:: PROBLEM STATEMENT ::
Give back the full listing, character for character, with no pictures.

-.-.-

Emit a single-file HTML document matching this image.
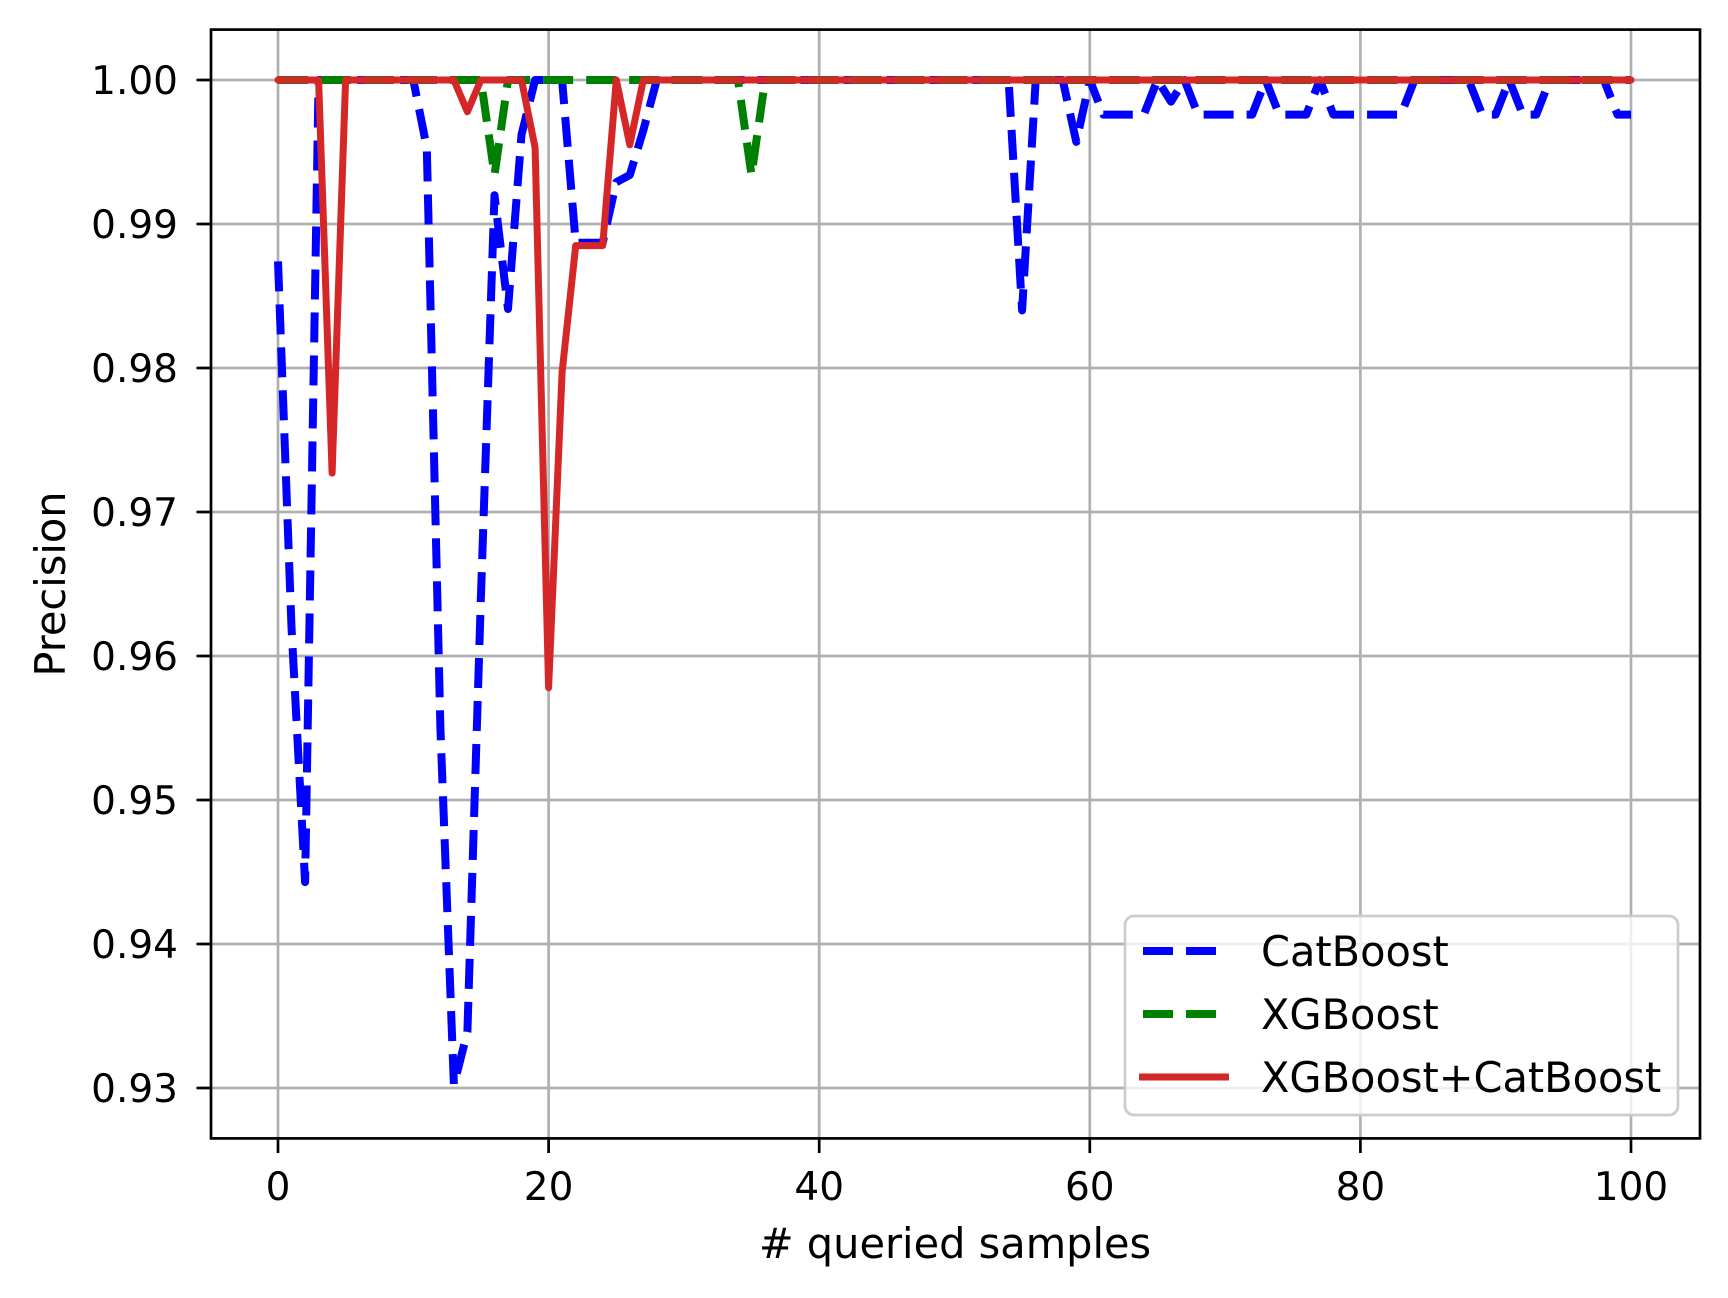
<!DOCTYPE html>
<html><head><meta charset="utf-8"><style>
html,body{margin:0;padding:0;background:#fff;}
svg{display:block;font-family:"DejaVu Sans","Liberation Sans",sans-serif;}
</style></head><body>
<svg id="chart" width="1728" height="1298" viewBox="0 0 1728 1298" xmlns="http://www.w3.org/2000/svg">
<rect width="1728" height="1298" fill="#fff"/>
<g id="grid"></g>
<g id="series"></g>
<rect x="211" y="29.6" width="1489" height="1108.8" fill="none" stroke="#000" stroke-width="2.7"/>
<g id="ticks"></g>
<text x="955" y="1258" font-size="41.5" text-anchor="middle"># queried samples</text>
<text transform="translate(65,584) rotate(-90)" font-size="41.5" text-anchor="middle">Precision</text>
<g id="legend">
<rect x="1125" y="916" width="553" height="199" rx="9" fill="#fff" fill-opacity="0.8" stroke="#cccccc" stroke-width="2.7"/>
<line x1="1143" y1="951" x2="1216" y2="951" stroke="#0000ff" stroke-width="8" stroke-dasharray="30,13"/>
<text x="1261" y="966" font-size="41.5">CatBoost</text>
<line x1="1143" y1="1014" x2="1216" y2="1014" stroke="#008000" stroke-width="8" stroke-dasharray="30,13"/>
<text x="1261" y="1029" font-size="41.5">XGBoost</text>
<line x1="1139" y1="1077" x2="1229" y2="1077" stroke="#d62728" stroke-width="7"/>
<text x="1261" y="1092" font-size="41.5">XGBoost+CatBoost</text>
</g>
</svg>
<script>
const xTicks = [0, 20, 40, 60, 80, 100];
const yTicks = [0.93, 0.94, 0.95, 0.96, 0.97, 0.98, 0.99, 1.00];
const yTickLabels = ["0.93","0.94","0.95","0.96","0.97","0.98","0.99","1.00"];
const catboost = [0.9874,0.962,0.9443,1,1,1,1,1,1,1,1,0.9953,0.955,0.9302,0.9339,0.9641,0.992,0.9841,0.9962,1,
1,1,0.9887,0.9887,0.9887,0.9929,0.9934,0.9965,1,1,1,1,1,1,1,1,1,1,1,1,
1,1,1,1,1,1,1,1,1,1,1,1,1,1,1,0.9840,1,1,1,0.9957,
1,0.9976,0.9976,0.9976,0.9976,1,0.9985,1,0.9976,0.9976,0.9976,0.9976,0.9976,1,0.9976,0.9976,0.9976,1,0.9976,0.9976,
0.9976,0.9976,0.9976,0.9976,1,1,1,1,1,0.9976,0.9976,1,0.9976,0.9976,1,1,1,1,1,0.9976,0.9976];
const xgboost = [1,1,1,1,1,1,1,1,1,1,1,1,1,1,1,1,0.9934,1,1,1,
1,1,1,1,1,1,1,1,1,1,1,1,1,1,1,0.9934,1,1,1,1,
1,1,1,1,1,1,1,1,1,1,1,1,1,1,1,1,1,1,1,1,
1,1,1,1,1,1,1,1,1,1,1,1,1,1,1,1,1,1,1,1,
1,1,1,1,1,1,1,1,1,1,1,1,1,1,1,1,1,1,1,1,1];
const combined = [1,1,1,1,0.9727,1,1,1,1,1,1,1,1,1,0.9978,1,1,1,1,0.9953,
0.9578,0.9797,0.9885,0.9885,0.9885,1,0.9955,1,1,1,1,1,1,1,1,1,1,1,1,1,
1,1,1,1,1,1,1,1,1,1,1,1,1,1,1,1,1,1,1,1,
1,1,1,1,1,1,1,1,1,1,1,1,1,1,1,1,1,1,1,1,
1,1,1,1,1,1,1,1,1,1,1,1,1,1,1,1,1,1,1,1,1];

const NS = "http://www.w3.org/2000/svg";
function xs(v){ return 278 + v * 13.53; }
function ys(v){ return 80 + (1.0 - v) * 14400; }
function mk(tag, attrs, parent){
  const e = document.createElementNS(NS, tag);
  for (const k in attrs) e.setAttribute(k, attrs[k]);
  parent.appendChild(e);
  return e;
}
const grid = document.getElementById('grid');
const ticks = document.getElementById('ticks');
xTicks.forEach(t => {
  const g = mk('line', {x1: xs(t), x2: xs(t), y1: 29.6, y2: 1138.4, stroke: '#b0b0b0', 'stroke-width': 2.7}, grid);
  
  
  const tk = mk('line', {x1: xs(t), x2: xs(t), y1: 1138.4, y2: 1153, stroke: '#000', 'stroke-width': 2.7}, ticks);
  
  
  const tx = mk('text', {x: xs(t), y: 1200, 'font-size': 39, 'text-anchor': 'middle'}, ticks);
  tx.textContent = String(t);
  
  
});
yTicks.forEach((t, i) => {
  const g = mk('line', {x1: 211, x2: 1700, y1: ys(t), y2: ys(t), stroke: '#b0b0b0', 'stroke-width': 2.7}, grid);
  
  
  const tk = mk('line', {x1: 196.5, x2: 211, y1: ys(t), y2: ys(t), stroke: '#000', 'stroke-width': 2.7}, ticks);
  
  
  const tx = mk('text', {x: 178, y: ys(t) + 14, 'font-size': 39, 'text-anchor': 'end'}, ticks);
  tx.textContent = yTickLabels[i];
  
  
});
const series = document.getElementById('series');
function pts(arr){ return arr.map((v, i) => xs(i).toFixed(1) + ',' + ys(v).toFixed(1)).join(' '); }
const l1 = mk('polyline', {points: pts(catboost), fill: 'none', stroke: '#0000ff', 'stroke-width': 8, 'stroke-dasharray': '30,13', 'stroke-linejoin': 'round'}, series);


const l2 = mk('polyline', {points: pts(xgboost), fill: 'none', stroke: '#008000', 'stroke-width': 8, 'stroke-dasharray': '30,13', 'stroke-linejoin': 'round'}, series);


const l3 = mk('polyline', {points: pts(combined), fill: 'none', stroke: '#d62728', 'stroke-width': 7, 'stroke-linejoin': 'round', 'stroke-linecap': 'round'}, series);


</script>
</body></html>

-.-.-

:: RESULT ::
Emit a single-file HTML document matching this image.
<!DOCTYPE html>
<html><head><meta charset="utf-8"><style>
html,body{margin:0;padding:0;background:#fff;}
svg{display:block;font-family:"DejaVu Sans","Liberation Sans",sans-serif;}
</style></head><body>
<svg id="chart" width="1728" height="1298" viewBox="0 0 1728 1298" xmlns="http://www.w3.org/2000/svg">
<rect width="1728" height="1298" fill="#fff"/>
<g id="grid"></g>
<g id="series"></g>
<rect x="211" y="29.6" width="1489" height="1108.8" fill="none" stroke="#000" stroke-width="2.7"/>
<g id="ticks"></g>
<text x="955" y="1258" font-size="41.5" text-anchor="middle"># queried samples</text>
<text transform="translate(65,584) rotate(-90)" font-size="41.5" text-anchor="middle">Precision</text>
<g id="legend">
<rect x="1125" y="916" width="553" height="199" rx="9" fill="#fff" fill-opacity="0.8" stroke="#cccccc" stroke-width="2.7"/>
<line x1="1143" y1="951" x2="1216" y2="951" stroke="#0000ff" stroke-width="8" stroke-dasharray="30,13"/>
<text x="1261" y="966" font-size="41.5">CatBoost</text>
<line x1="1143" y1="1014" x2="1216" y2="1014" stroke="#008000" stroke-width="8" stroke-dasharray="30,13"/>
<text x="1261" y="1029" font-size="41.5">XGBoost</text>
<line x1="1139" y1="1077" x2="1229" y2="1077" stroke="#d62728" stroke-width="7"/>
<text x="1261" y="1092" font-size="41.5">XGBoost+CatBoost</text>
</g>
</svg>
<script>
const xTicks = [0, 20, 40, 60, 80, 100];
const yTicks = [0.93, 0.94, 0.95, 0.96, 0.97, 0.98, 0.99, 1.00];
const yTickLabels = ["0.93","0.94","0.95","0.96","0.97","0.98","0.99","1.00"];
const catboost = [0.9874,0.962,0.9443,1,1,1,1,1,1,1,1,0.9953,0.955,0.9302,0.9339,0.9641,0.992,0.9841,0.9962,1,
1,1,0.9887,0.9887,0.9887,0.9929,0.9934,0.9965,1,1,1,1,1,1,1,1,1,1,1,1,
1,1,1,1,1,1,1,1,1,1,1,1,1,1,1,0.9840,1,1,1,0.9957,
1,0.9976,0.9976,0.9976,0.9976,1,0.9985,1,0.9976,0.9976,0.9976,0.9976,0.9976,1,0.9976,0.9976,0.9976,1,0.9976,0.9976,
0.9976,0.9976,0.9976,0.9976,1,1,1,1,1,0.9976,0.9976,1,0.9976,0.9976,1,1,1,1,1,0.9976,0.9976];
const xgboost = [1,1,1,1,1,1,1,1,1,1,1,1,1,1,1,1,0.9934,1,1,1,
1,1,1,1,1,1,1,1,1,1,1,1,1,1,1,0.9934,1,1,1,1,
1,1,1,1,1,1,1,1,1,1,1,1,1,1,1,1,1,1,1,1,
1,1,1,1,1,1,1,1,1,1,1,1,1,1,1,1,1,1,1,1,
1,1,1,1,1,1,1,1,1,1,1,1,1,1,1,1,1,1,1,1,1];
const combined = [1,1,1,1,0.9727,1,1,1,1,1,1,1,1,1,0.9978,1,1,1,1,0.9953,
0.9578,0.9797,0.9885,0.9885,0.9885,1,0.9955,1,1,1,1,1,1,1,1,1,1,1,1,1,
1,1,1,1,1,1,1,1,1,1,1,1,1,1,1,1,1,1,1,1,
1,1,1,1,1,1,1,1,1,1,1,1,1,1,1,1,1,1,1,1,
1,1,1,1,1,1,1,1,1,1,1,1,1,1,1,1,1,1,1,1,1];

const NS = "http://www.w3.org/2000/svg";
function xs(v){ return 278 + v * 13.53; }
function ys(v){ return 80 + (1.0 - v) * 14400; }
function mk(tag, attrs, parent){
  const e = document.createElementNS(NS, tag);
  for (const k in attrs) e.setAttribute(k, attrs[k]);
  parent.appendChild(e);
  return e;
}
const grid = document.getElementById('grid');
const ticks = document.getElementById('ticks');
xTicks.forEach(t => {
  const g = mk('line', {x1: xs(t), x2: xs(t), y1: 29.6, y2: 1138.4, stroke: '#b0b0b0', 'stroke-width': 2.7}, grid);
  
  
  const tk = mk('line', {x1: xs(t), x2: xs(t), y1: 1138.4, y2: 1153, stroke: '#000', 'stroke-width': 2.7}, ticks);
  
  
  const tx = mk('text', {x: xs(t), y: 1200, 'font-size': 39, 'text-anchor': 'middle'}, ticks);
  tx.textContent = String(t);
  
  
});
yTicks.forEach((t, i) => {
  const g = mk('line', {x1: 211, x2: 1700, y1: ys(t), y2: ys(t), stroke: '#b0b0b0', 'stroke-width': 2.7}, grid);
  
  
  const tk = mk('line', {x1: 196.5, x2: 211, y1: ys(t), y2: ys(t), stroke: '#000', 'stroke-width': 2.7}, ticks);
  
  
  const tx = mk('text', {x: 178, y: ys(t) + 14, 'font-size': 39, 'text-anchor': 'end'}, ticks);
  tx.textContent = yTickLabels[i];
  
  
});
const series = document.getElementById('series');
function pts(arr){ return arr.map((v, i) => xs(i).toFixed(1) + ',' + ys(v).toFixed(1)).join(' '); }
const l1 = mk('polyline', {points: pts(catboost), fill: 'none', stroke: '#0000ff', 'stroke-width': 8, 'stroke-dasharray': '30,13', 'stroke-linejoin': 'round'}, series);


const l2 = mk('polyline', {points: pts(xgboost), fill: 'none', stroke: '#008000', 'stroke-width': 8, 'stroke-dasharray': '30,13', 'stroke-linejoin': 'round'}, series);


const l3 = mk('polyline', {points: pts(combined), fill: 'none', stroke: '#d62728', 'stroke-width': 7, 'stroke-linejoin': 'round', 'stroke-linecap': 'round'}, series);


</script>
</body></html>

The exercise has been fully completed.